L'imprimerie typographie (suite et fin)

EVOLUTION DE LA TYPOGRAPHIE (suite et fin)

voir 1ère partie L'imprimerie typographie (21 octobre)

par Daniel Simon, ancien imprimeur typographe, passionné par son métier

 

 

Depuis sa création et jusqu’au 18me siècle, cette presse à bras en bois a très peu évolué, à part quelques ajouts et le renforcement de la charpente, la mobilité du marbre et un dispositif pour faciliter la marge des feuilles.

 

L’arrivée de la sidérurgie va faire évoluer considérablement l’impression typographique.
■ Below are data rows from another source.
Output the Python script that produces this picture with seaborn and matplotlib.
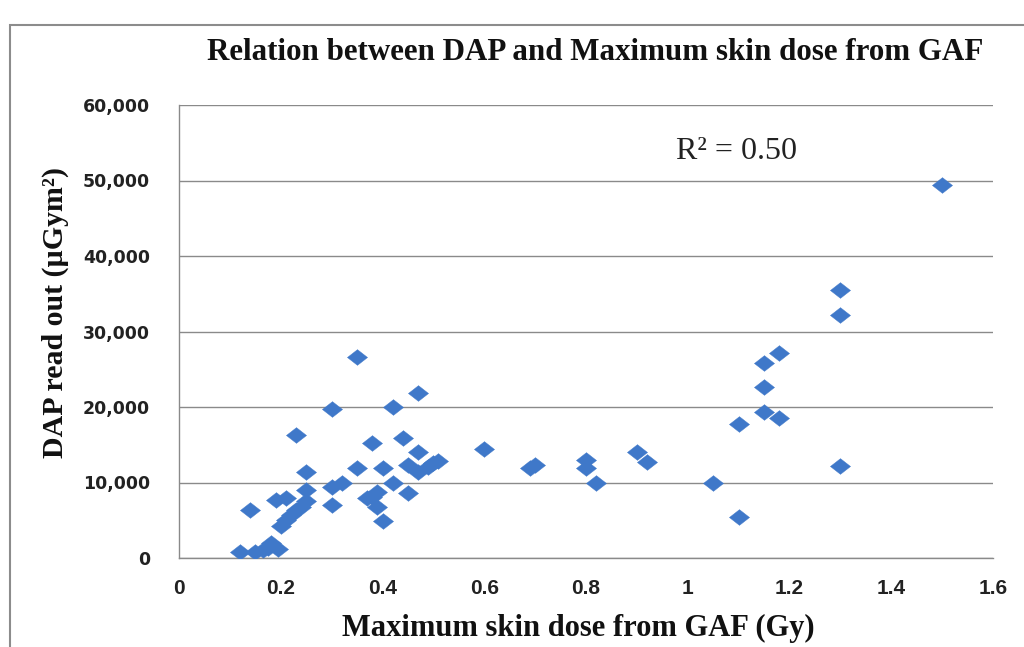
import matplotlib
matplotlib.use("Agg")
import matplotlib.pyplot as plt
import seaborn as sns
import pandas as pd
from matplotlib.patches import Rectangle
from matplotlib.ticker import FuncFormatter

# Maximum skin dose from GAF (Gy)
skin_dose = [
    0.12, 0.15, 0.165, 0.175, 0.18, 0.195,
    0.14, 0.19, 0.21, 0.20, 0.21, 0.22, 0.23, 0.24, 0.25, 0.25, 0.25, 0.23,
    0.30, 0.30, 0.32, 0.30, 0.35, 0.35,
    0.38, 0.42, 0.47, 0.44, 0.47, 0.40, 0.45, 0.47, 0.50, 0.49, 0.51,
    0.42, 0.45, 0.38, 0.39, 0.40, 0.39, 0.37,
    0.60, 0.69, 0.70, 0.80, 0.80, 0.82, 0.90, 0.92,
    1.05, 1.10, 1.10, 1.15, 1.15, 1.15, 1.18, 1.18, 1.30, 1.30, 1.30, 1.50,
]
# DAP read out (uGym2)
dap = [
    800, 800, 1000, 1300, 2000, 1200,
    6400, 7700, 8000, 4300, 5000, 5700, 6300, 6800, 7600, 9000, 11400, 16300,
    19700, 9400, 10000, 7000, 26600, 11900,
    15200, 20000, 21800, 15900, 14000, 11900, 12300, 11400, 12600, 12000, 12900,
    9900, 8600, 8100, 6800, 4900, 8800, 8000,
    14400, 11900, 12300, 13000, 11900, 9900, 14000, 12700,
    10000, 17700, 5400, 25800, 22700, 19300, 27100, 18600, 35500, 32200, 12200, 49400,
]
x_ticks = [0, 0.2, 0.4, 0.6, 0.8, 1.0, 1.2, 1.4, 1.6]
y_ticks = [0, 10000, 20000, 30000, 40000, 50000, 60000]
title = "Relation between DAP and Maximum skin dose from GAF"
x_label = "Maximum skin dose from GAF (Gy)"
y_label = "DAP read out (\u00b5Gym\u00b2)"
r2_text = "R\u00b2 = 0.50"

df = pd.DataFrame({"dose": skin_dose, "dap": dap})

sns.set_theme(style="white")
plt.rcParams["font.family"] = ["DejaVu Sans"]

fig = plt.figure(figsize=(10.24, 6.47), dpi=100)
fig.patch.set_facecolor("white")
ax = fig.add_axes([179 / 1024, 1 - 558 / 647, (993 - 179) / 1024, (558 - 105) / 647])

# outer chart frame
fig.patches.append(Rectangle((10 / 1024, -0.05), 1.2, 1 - 25 / 647 + 0.05,
                             transform=fig.transFigure, fill=False,
                             edgecolor="#8c8c8c", linewidth=1.5, zorder=0))

diamond = [(-1, 0), (0, 0.78), (1, 0), (0, -0.78), (-1, 0)]
sns.scatterplot(data=df, x="dose", y="dap", ax=ax, marker=diamond, s=210,
                color="#3f78c9", edgecolor="#3f78c9", linewidth=0.3, zorder=3,
                legend=False)

ax.set_xlim(0, 1.6)
ax.set_ylim(0, 60000)
ax.set_xticks(x_ticks)
ax.set_yticks(y_ticks)
ax.xaxis.set_major_formatter(FuncFormatter(lambda v, p: "0" if v == 0 else ("1" if abs(v - 1) < 1e-9 else f"{v:g}")))
ax.yaxis.set_major_formatter(FuncFormatter(lambda v, p: f"{int(v):,}"))
ax.yaxis.grid(True, color="#8a8a8a", linewidth=1.0)
ax.xaxis.grid(False)
ax.set_axisbelow(True)
for side in ["top", "right"]:
    ax.spines[side].set_visible(False)
ax.spines["left"].set_color("#8a8a8a")
ax.spines["bottom"].set_color("#8a8a8a")
ax.spines["left"].set_linewidth(1.0)
ax.spines["bottom"].set_linewidth(1.0)

ax.tick_params(axis="y", length=0, pad=21)
ax.tick_params(axis="x", length=0, pad=15)
for lab in ax.get_yticklabels():
    lab.set_fontfamily(["DejaVu Sans"])
    lab.set_fontweight("bold")
    lab.set_fontsize(12.5)
    lab.set_color("#222222")
for lab in ax.get_xticklabels():
    lab.set_fontfamily(["Liberation Sans Narrow", "Liberation Sans", "DejaVu Sans"])
    lab.set_fontweight("bold")
    lab.set_fontsize(15)
    lab.set_color("#222222")

ax.set_xlabel("")
ax.set_ylabel("")
serif = ["Liberation Serif", "DejaVu Serif"]
fig.text(595 / 1024, 1 - 53 / 647, title, ha="center", va="center",
         fontfamily=serif, fontweight="bold", fontsize=22.3, color="#111111")
fig.text(578 / 1024, 1 - 628 / 647, x_label, ha="center", va="center",
         fontfamily=serif, fontweight="bold", fontsize=22, color="#111111")
fig.text(55 / 1024, 1 - 312 / 647, y_label, ha="center", va="center", rotation=90,
         fontfamily=serif, fontweight="bold", fontsize=21.5, color="#111111")
ax.text(1.095, 53800, r2_text, ha="center", va="center", fontfamily=serif,
        fontsize=23, color="#222222")

fig.savefig("out.png", dpi=100, facecolor="white")
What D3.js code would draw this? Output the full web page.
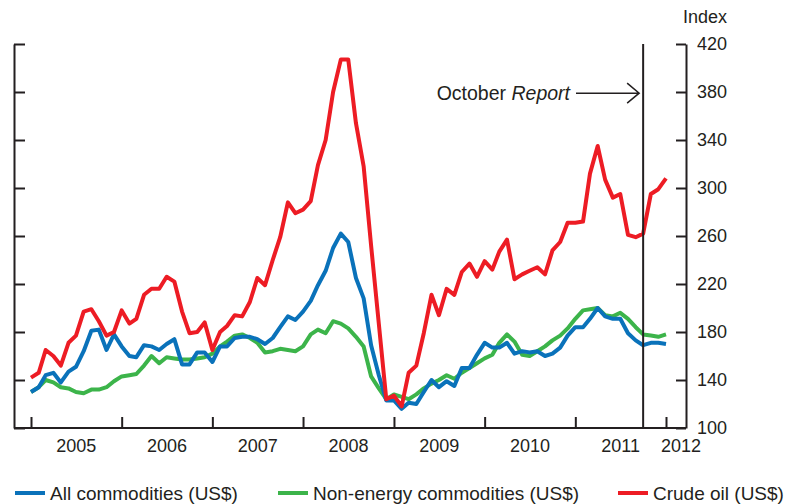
<!DOCTYPE html>
<html>
<head>
<meta charset="utf-8" />
<title>Commodity prices</title>
<script src="https://cdnjs.cloudflare.com/ajax/libs/d3/7.8.5/d3.min.js"></script>
<style>
	body { margin: 0; background: #fff; }
	svg { display: block; font-family: 'Liberation Sans', Arial, sans-serif; }
	.axis path, .axis line { stroke: #231f20; stroke-width: 2; }
	.axis text { fill: #231f20; font-size: 18px; }
	.series { fill: none; stroke-width: 4; stroke-linejoin: round; }
	.legend text { fill: #231f20; font-size: 19px; }
</style>
</head>
<body>
<script>
// monthly, Jan 2005 .. Jan 2012
const startYear = 2005, startMonth = 0;

const allCommodities = [130, 134, 144, 146, 138, 147, 151, 164, 181, 182, 165, 178,
	168, 160, 159, 169, 168, 165, 170, 174, 153, 153, 163, 163,
	155, 168, 168, 175, 176, 176, 174, 170, 175, 184, 193, 190,
	197, 206, 219, 231, 250, 262, 255, 225, 208, 169, 144, 123,
	123, 116, 121, 120, 130, 140, 134, 139, 135, 150, 150, 161,
	171, 167, 167, 171, 162, 164, 163, 164, 160, 162, 167, 177,
	184, 184, 191, 200, 193, 191, 191, 179, 173, 169, 171, 171,
	170];

const nonEnergy = [130, 134, 140, 138, 134, 133, 130, 129, 132, 132, 134, 139,
	143, 144, 145, 152, 160, 154, 159, 158, 157, 157, 158, 159,
	162, 168, 172, 177, 178, 175, 171, 163, 164, 166, 165, 164,
	168, 178, 182, 179, 189, 187, 183, 176, 168, 143, 133, 124,
	128, 126, 124, 128, 133, 137, 140, 144, 141, 146, 150, 154,
	158, 161, 171, 178, 172, 161, 160, 164, 168, 173, 177, 183,
	191, 198, 199, 200, 194, 193, 196, 191, 184, 178, 177, 176,
	178];

const crudeOil = [142, 146, 165, 160, 152, 171, 177, 197, 199, 189, 177, 180,
	198, 187, 191, 211, 216, 216, 226, 222, 197, 179, 180, 188,
	165, 180, 185, 194, 193, 205, 225, 219, 240, 259, 288, 279,
	282, 289, 319, 340, 380, 407, 407, 354, 318, 252, 187, 124,
	127, 118, 146, 152, 179, 211, 194, 216, 211, 230, 237, 226,
	239, 232, 247, 257, 224, 228, 231, 234, 228, 248, 255, 271,
	271, 272, 312, 335, 307, 292, 295, 261, 259, 262, 295, 299,
	308];

const yTicks = [100, 140, 180, 220, 260, 300, 340, 380, 420];
const years = [2005, 2006, 2007, 2008, 2009, 2010, 2011, 2012];
const reportDate = new Date(2011, 9, 1);

const series = [
	{ name: "All commodities (US$)", values: allCommodities, color: "#0a72ba" },
	{ name: "Non-energy commodities (US$)", values: nonEnergy, color: "#3cb44a" },
	{ name: "Crude oil (US$)", values: crudeOil, color: "#ed1c24" }
];

const w = 796, h = 504;
const frameLeft = 14, frameRight = 686, frameTop = 44, frameBottom = 428;

const svg = d3.select("body").append("svg")
	.attr("width", w)
	.attr("height", h);

const x = d3.scaleTime()
	.domain([new Date(2005, 0, 1), new Date(2012, 0, 1)])
	.range([31, 666]);

const y = d3.scaleLinear()
	.domain([100, 420])
	.range([frameBottom, frameTop]);

const dateOf = i => new Date(startYear, startMonth + i, 1);

// axes
svg.append("g")
	.attr("class", "axis")
	.attr("transform", "translate(" + frameLeft + ",0)")
	.call(d3.axisLeft(y).tickValues(yTicks).tickSize(-11).tickSizeOuter(0).tickFormat(""));

svg.append("g")
	.attr("class", "axis")
	.attr("transform", "translate(" + frameRight + ",0)")
	.call(d3.axisRight(y).tickValues(yTicks).tickSize(-10).tickSizeOuter(0).tickPadding(11));

const xAxis = svg.append("g")
	.attr("class", "axis")
	.attr("transform", "translate(0," + frameBottom + ")")
	.call(d3.axisBottom(x)
		.tickValues(years.map(yr => new Date(yr, 0, 1)))
		.tickSize(-11).tickSizeOuter(0).tickFormat(""));
// stretch the domain line across the whole frame
xAxis.select(".domain").attr("d", "M" + frameLeft + ",0H" + frameRight);

// year labels sit between the ticks, last one squeezed in by the axis
svg.append("g")
	.attr("class", "axis")
	.selectAll("text")
	.data(years)
	.enter()
	.append("text")
	.attr("x", yr => yr < 2012
		? (x(new Date(yr, 0, 1)) + x(new Date(yr + 1, 0, 1))) / 2
		: x(new Date(yr, 0, 1)) + 15)
	.attr("y", 452)
	.attr("text-anchor", "middle")
	.text(d => d);

svg.append("text")
	.attr("x", 727)
	.attr("y", 23)
	.attr("text-anchor", "end")
	.style("font-size", "18px")
	.style("fill", "#231f20")
	.text("Index");

// lines
const line = d3.line()
	.x((d, i) => x(dateOf(i)))
	.y(d => y(d));

[series[1], series[0], series[2]].forEach(s => {
	svg.append("path")
		.attr("class", "series")
		.attr("stroke", s.color)
		.attr("d", line(s.values));
});

// October Report marker
const rx = x(reportDate);
svg.append("line")
	.attr("x1", rx).attr("x2", rx)
	.attr("y1", frameTop).attr("y2", frameBottom)
	.attr("stroke", "#231f20")
	.attr("stroke-width", 2);

const ay = y(379);
svg.append("path")
	.attr("d", "M576," + ay + "H" + (rx - 4) + "M" + (rx - 16) + "," + (ay - 10) + "L" + (rx - 4) + "," + ay + "L" + (rx - 16) + "," + (ay + 10))
	.attr("fill", "none")
	.attr("stroke", "#231f20")
	.attr("stroke-width", 1.5);

const note = svg.append("text")
	.attr("x", 570)
	.attr("y", ay + 7)
	.attr("text-anchor", "end")
	.style("font-size", "19.5px")
	.style("fill", "#231f20");
note.append("tspan").text("October ");
note.append("tspan").style("font-style", "italic").text("Report");

// legend
const legendX = [15, 278, 618];
const legend = svg.append("g").attr("class", "legend");
series.forEach((s, i) => {
	const g = legend.append("g").attr("transform", "translate(" + legendX[i] + ",493)");
	g.append("line")
		.attr("x1", 0).attr("x2", 30)
		.attr("stroke", s.color)
		.attr("stroke-width", 4);
	g.append("text")
		.attr("x", 35)
		.attr("y", 7)
		.text(s.name);
});
</script>
</body>
</html>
En 1772, une première presse en fer est construite par le suisse Wilhelm Hass, sur le modèle de la presse en bois. En 1807, Lord Stanhope construit une presse en fer et fonte où la pression est surmultipliée et d’une grande précision. Cette presse à platine va servir très longtemps et jusqu’au 20me siècle où elle sert encore de presse à épreuves.

presse 1

 

Elle sera progressivement remplacée par d’autres plus modernes et rapides, comme la presse à pédale à platine et marbre mobile de l’américain Geo Gordon, la « Liberty » en 1857, ou la « Minerve » de Berthier en 1862.

 

presse liberty

 

 

Presse « Liberty »

 

Au début du 18me siècle, la presse quotidienne prend son essor et demande de plus en plus de rapidité. Koenig et Bauer construisent une nouvelle presse qui imprime plus de 1000 feuilles à l’heure au lieu des 80 pour les anciennes presses. C’est une sorte de révolution dans l’imprimerie. Au lieu d’avoir une platine pour exercer la pression, c’est un cylindre, ce qui permet d’avoir la pression sur une ligne le long de ce cylindre, d’où à force égale, une bien meilleure pression sur une plus grande surface. De plus, cette presse est entraînée par un moteur à vapeur, l’encrage est automatiquement fait par des rouleaux recouverts de cuir.

 

presse Koenig

(Première presse à cylindre Koenig et Bauer)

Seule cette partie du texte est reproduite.